Abstract
Statistical downscaling is a very popular technique to increase the spatial resolution of existing
global and regional climate model simulations and to provide reliable climate data at local scale.
The availability of tailored information is particularly crucial for conducting local climate
assessments, climate change studies and for running impact models, especially in complex terrain.
A crucial requirement is the ability to reliably downscale the mean, variability and extremes of
climate data, while preserving their spatial and temporal correlations.
Several machine learning-based approaches have been proposed so far to perform such task by
extracting non-linear relationships between local-scale variables and large-scale atmospheric
predictors and they could outperform more traditional statistical methods. In recent years, deep
learning has gained particular interest in geoscientific studies and climate science as a promising
tool to improve climate downscaling thanks to its greater ability to extract high-level features from
large datasets using complex hierarchical architectures. However, the proper network architecture
is highly dependent on the target variable, time and spatial resolution, as well as application
purposes and target domain.
This contribution presents a Deep Convolutional Encoder-Decoder Network (DCEDN) architecture
which was implemented and evaluated for the first time over Trentino-South Tyrol in the Eastern
Italian Alps to derive 1-km climate fields of daily temperature and precipitation from ERA-5
reanalysis.

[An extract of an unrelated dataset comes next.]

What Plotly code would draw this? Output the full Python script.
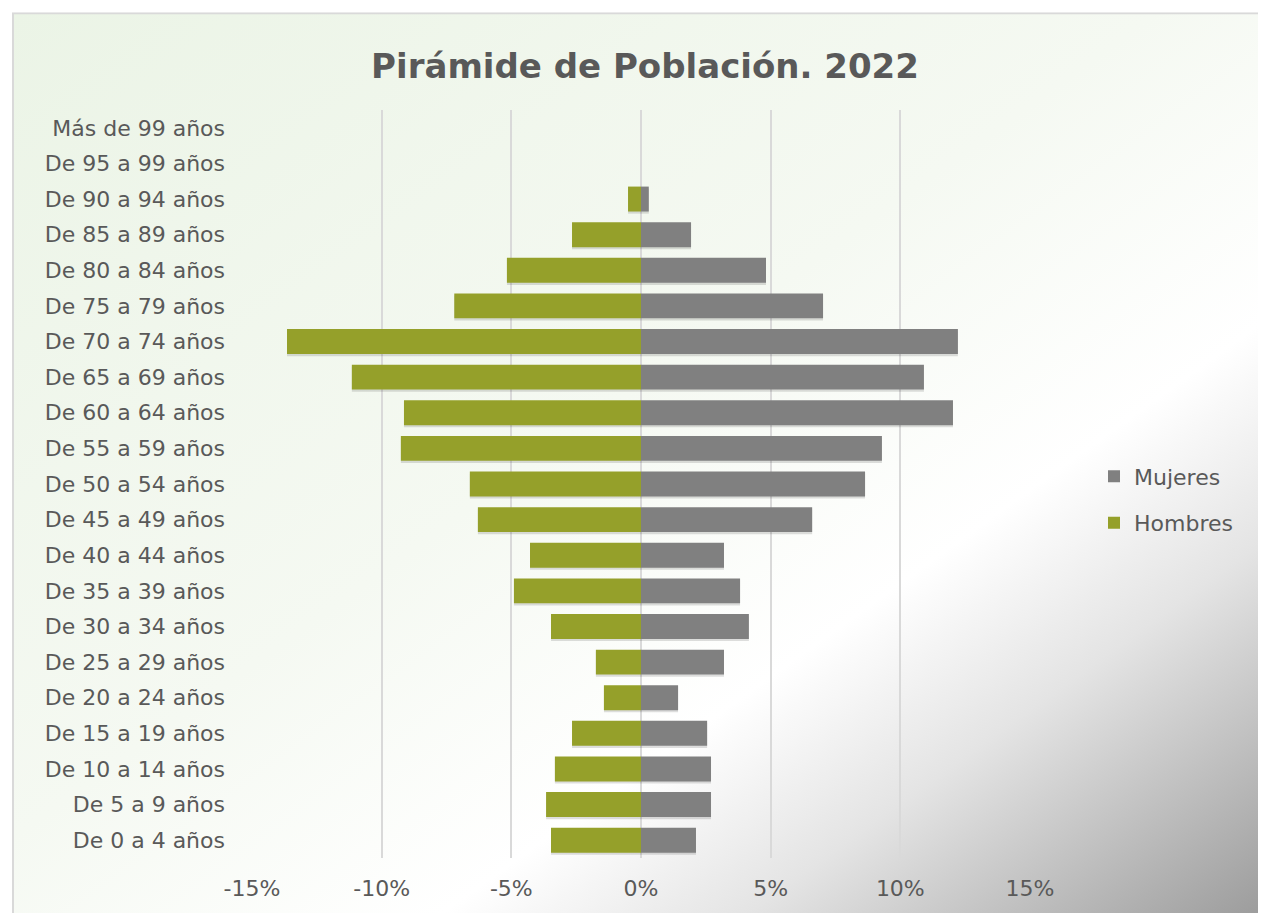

We will show that in-depth optimization of hyper-parameters, loss function choice and
sensitivity analyses are essential preliminary steps to derive an effective architecture and enhance
the interpretability of results and of their variability. The validation of downscaled fields of both
temperature and precipitation confirmed the improved representation of local features for both
mean and extreme values, even though lower performances were obtained for precipitation in
reproducing small-scale spatial features. In all cases, DCEDN was found to outperform classical
schemes based on linear regression and the bias adjustment procedures used as benchmarks. We
will discuss in detail the advantages and recommendations for the integration of DCEDN as an
efficient post-processing block in climate data simulations supporting local-scale studies. The
model constraints in feature extraction, especially for precipitation, over the limited extent of the
study domain will also be explained along with potential future developments of such type of
networks for improved climate science applications.